Investment Strategy
We attempt to take advantage of the following market inefficiencies:

  • Over-extrapolation: Often the market will extrapolate a temporary negative event or time period as a permanent change in the long-term outlook of the company. The result can be significant under-valuation of quality growth companies.

  • Restrictive Style Requirements: Many large cap managers are required to closely mimic an index or benchmark, and are therefore forced to invest in unattractive industries or are restricted from taking advantage of attractive small or mid-cap stock opportunities. We do not restrict our managers.

  • Multi-Cap Ability: We retain the ability to invest a portion of our funds in mid/small-cap stocks.

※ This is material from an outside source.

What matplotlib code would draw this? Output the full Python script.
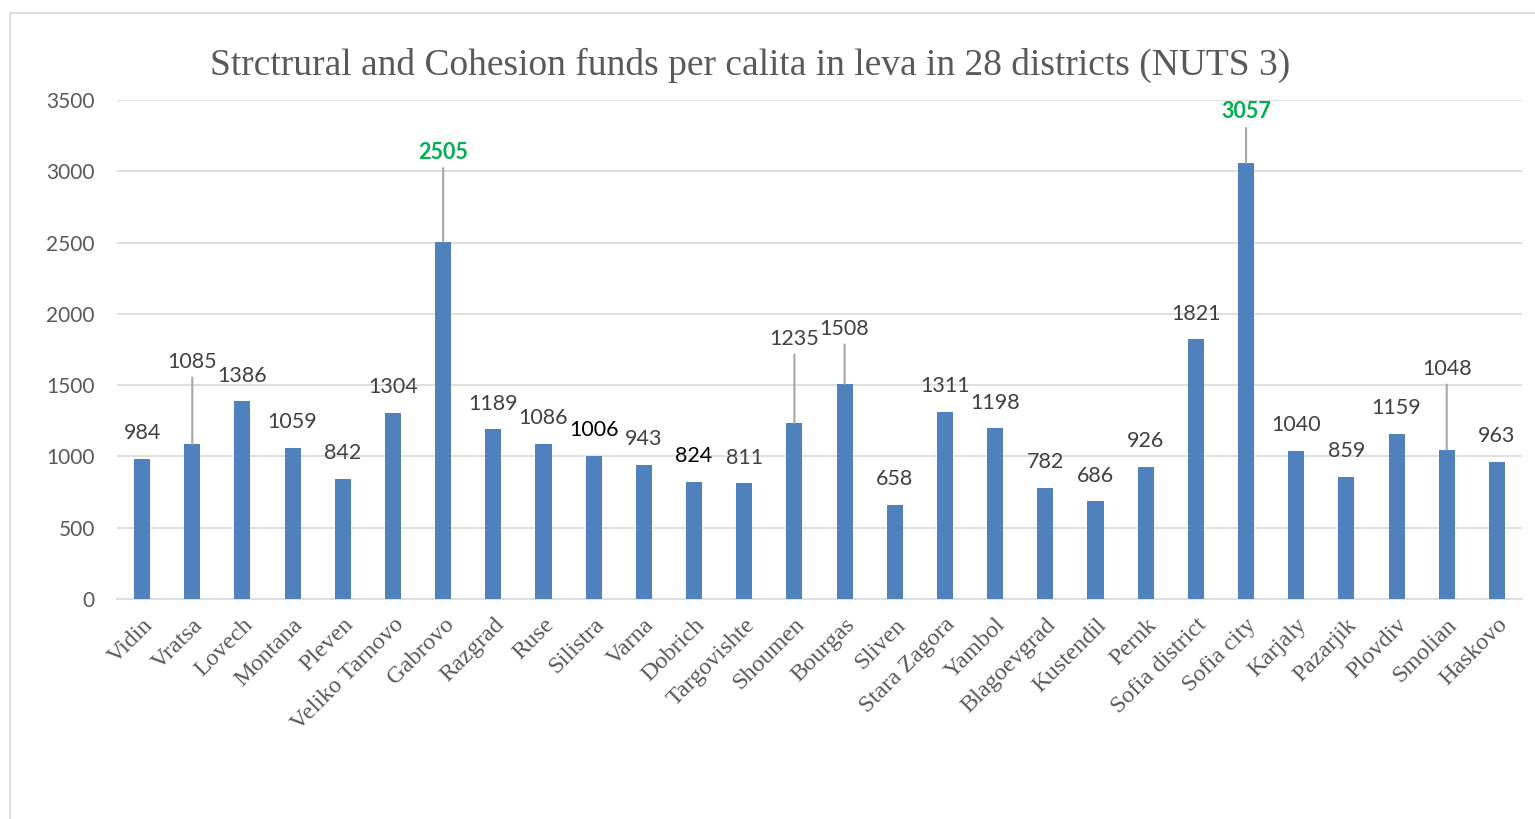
import matplotlib.pyplot as plt
from matplotlib.patches import Rectangle

# Data
districts = ["Vidin", "Vratsa", "Lovech", "Montana", "Pleven", "Veliko Tarnovo",
             "Gabrovo", "Razgrad", "Ruse", "Silistra", "Varna", "Dobrich",
             "Targovishte", "Shoumen", "Bourgas", "Sliven", "Stara Zagora",
             "Yambol", "Blagoevgrad", "Kustendil", "Pernk", "Sofia district",
             "Sofia city", "Karjaly", "Pazarjik", "Plovdiv", "Smolian", "Haskovo"]
funds = [984, 1085, 1386, 1059, 842, 1304, 2505, 1189, 1086, 1006, 943, 824,
         811, 1235, 1508, 658, 1311, 1198, 782, 686, 926, 1821, 3057, 1040,
         859, 1159, 1048, 963]

# labels moved up with a leader line (label height in data units)
moved_labels = {"Vratsa": 1662, "Gabrovo": 3135, "Shoumen": 1824,
                "Bourgas": 1894, "Sofia city": 3416, "Smolian": 1613}
highlight = ["Gabrovo", "Sofia city"]
black_labels = ["Silistra", "Dobrich"]

grey = "#595959"
sans = "Lato"
serif = "Liberation Serif"

fig = plt.figure(figsize=(15.35, 8.19), dpi=100)
ax = fig.add_axes([117/1535, 1 - 599/819, 1405/1535, 499/819])

# chart border
fig.patches.append(Rectangle((10/1535, -0.1), 1.2, 1 - 13/819 + 0.1,
                             transform=fig.transFigure, fill=False,
                             edgecolor="#d9d9d9", linewidth=1.2))

x = list(range(len(districts)))
ax.bar(x, funds, width=0.32, color="#4f81bd", zorder=3)

ax.set_xlim(-0.5, len(districts) - 0.5)
ax.set_ylim(0, 3500)
ax.set_yticks(range(0, 3501, 500))
ax.yaxis.grid(True, color="#d9d9d9", linewidth=1.2, zorder=0)
ax.set_axisbelow(True)
for s in ["top", "right", "left"]:
    ax.spines[s].set_visible(False)
ax.spines["bottom"].set_color("#d9d9d9")
ax.spines["bottom"].set_linewidth(1.2)

ax.tick_params(axis="y", length=0, pad=16, labelcolor=grey, labelsize=15)
for t in ax.get_yticklabels():
    t.set_fontfamily(sans)
ax.set_xticks(x)
ax.set_xticklabels(districts, rotation=45, ha="right", rotation_mode="anchor",
                   fontfamily=serif, fontsize=17.5, color=grey)
ax.tick_params(axis="x", length=0, pad=11)

for i, (name, v) in enumerate(zip(districts, funds)):
    color = "#404040"
    weight = "normal"
    if name in highlight:
        color = "#00b050"
        weight = "bold"
    elif name in black_labels:
        color = "black"
    if name in moved_labels:
        ax.annotate(str(v), xy=(i, v), xytext=(i, moved_labels[name]),
                    textcoords="data", ha="center", va="center",
                    fontsize=15.5, fontfamily=sans, color=color, fontweight=weight,
                    arrowprops=dict(arrowstyle="-", color="#a6a6a6", lw=1.5,
                                    shrinkA=2, shrinkB=0))
    else:
        ax.annotate(str(v), xy=(i, v), xytext=(0, 18.5), textcoords="offset points",
                    ha="center", va="center", fontsize=15.5, fontfamily=sans,
                    color=color, fontweight=weight)

fig.text(750/1535, 1 - 65/819,
         "Strctrural and Cohesion funds per calita in leva in 28 districts (NUTS 3)",
         ha="center", va="center", fontfamily=serif, fontsize=27, color=grey)

fig.savefig("out.png", dpi=100)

This benefits us in two ways:

    1. Occasionally, large cap stocks as a class, can get over-valued relative to small/mid-cap stocks, and our ability to shift a portion of our assets appropriately, to mid/small-cap stocks allows us to lower our valuation risk.
    2. This ability also enables us to opportunistically invest in smaller growth companies that other managers are forced to miss due to their mandate of tracking their large cap benchmark.

 

Thompson Investment Management, Inc. services involve the management of securities which fluctuate in value due to changes in securities markets, client preferences and other reasons. Thus, Thompson Investment Management does not guarantee any rate of return will be realized, or that losses will not occur, from receiving its services.